A matéria é perecível no tempo. O patrimônio, intangível na essência, atravessa séculos e marca a vida dos homens
Beto Mateus
No sábado, véspera do Domingo de Ramos, um gigante da paisagem luziense deu sinais de sua fraqueza, e parte de seus membros rompeu-se, avançando sobre um típico quintal colonial, esmagando taiobas, jabuticabeiras e outras árvores frutíferas. Avançando nos domínios de sua sombra, alcançou o telhado dos fundos da antiga casa de Amália Martins. Era o velho jatobá do Carmo dando sinais de seu fim próximo, no pequeno grande mundo dos luzienses.
Num sinal que ainda estamos tentando decifrar, algumas pistas podem ser decisivas para compreender a queda de uma das maiores árvores de nosso centro histórico, a mais lembrada, a mais antiga que se tem notícia datada.
Como em um brado de protesto, será que o velho jatobá não admitiu dividir espaço com o novo e deteriorado modelo da Santa Luzia dos novos tempos? Se antes ele conseguia estabelecer com as árvores do quintal de Aniceta diálogo verde e ecologicamente correto, será que o velho jatobá não admitiu ser observado pelas inúmeras janelas indiscretas que agora dominam a passagem do velho beco de Amália? Não pensando duas vezes, ele preferiu mesmo sair do protagonismo da cena urbana. E, assim, ao entardecer de mais um sábado de sua centenária existência, ele começou o ensaio de seu desaparecimento. Santa Luzia perdeu o jatobá de todas as nossas infâncias. Ficamos órfãos, nós, a família luziense. Ficamos órfãos nós e a família Martins.
Por essa, a mais que estimada Dalma Martins, figura determinante na história de boa parte dos luzienses – responsável por décadas pelo Cartório de Registro Civil de Santa Luzia – não esperava passar em seus 94 anos. Afinal, todos eles foram ao lado do velho jatobá. E é Dalma que nos conta parte da história.
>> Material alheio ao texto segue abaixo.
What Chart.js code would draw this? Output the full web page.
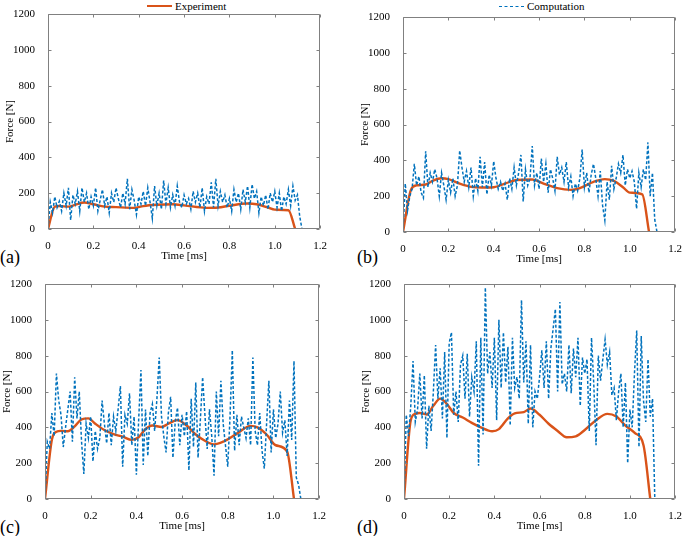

– O terreno comprado pelo meu avô, em 1879, teve como marcação de divisa o pé de jatobá. Antônio Rodrigues Martins era português da Província, como se dizia, manteve de pé a árvore, mesmo com as novas aquisições do terreno que iam para além dele.
Ciente da importância da árvore para a sua família, Dalma, que é a única neta que testemunha o fim do jatobá, diz que ele é presença marcante em mais de cinco gerações da família Martins.
– De 10 filhos, eu sou a única que está testemunhando o fim do pé do jatobá, infelizmente. A gente vai sentir saudade dele. Uma árvore tão bonita… A gente vai sentir falta, pois ele vai ser um grande vazio.
Na tarde em que o Corpo de Bombeiros já tomava as primeiras medidas de segurança, com a poda dos galhos mais altos, Dalma relembrava a figura de seu irmão Antônio Martins Júnior, o Toni.
– Toni nunca concordava com o corte do jatobá, mesmo com os apelos contrários. Ele dizia que o jatobá era uma existência em nossas vidas.
Para se ter ideia do que o velho jatobá representava para a família Martins era só estar ao lado de Dalma durante os dias que se seguiram à primeira queda. A todo o momento, chegavam sobrinhos, vindos da capital, e telefonemas de tantos outros lamentando a perda.
– Eu avisei muitos sobrinhos. Em toda família é o mesmo sentimento de perda, como se estivéssemos perdendo uma parte de nós.
Assim como o grande e centenário jatobá era uma presença na família, também era um patrimônio para Santa Luzia, que lamentou a perda. Era possível observar durante toda a tarde do domingo, e da última semana, a chegada de pessoas, de perto ou de longe, para acompanhar o corte da imensa árvore, que se arrastou por seis dias (seu tronco tem 1,50 de diâmetro!).
Seja no olhar calado do vizinho Juquinha ou do jovem motoqueiro que descia da sua moto para conferir, o espanto e tristeza com o desaparecimento do gigante era o mesmo.
O luziense Edison Tibúrcio, defensor das tradições da cidade, relembra a placa que demarcava a ancianidade da árvore.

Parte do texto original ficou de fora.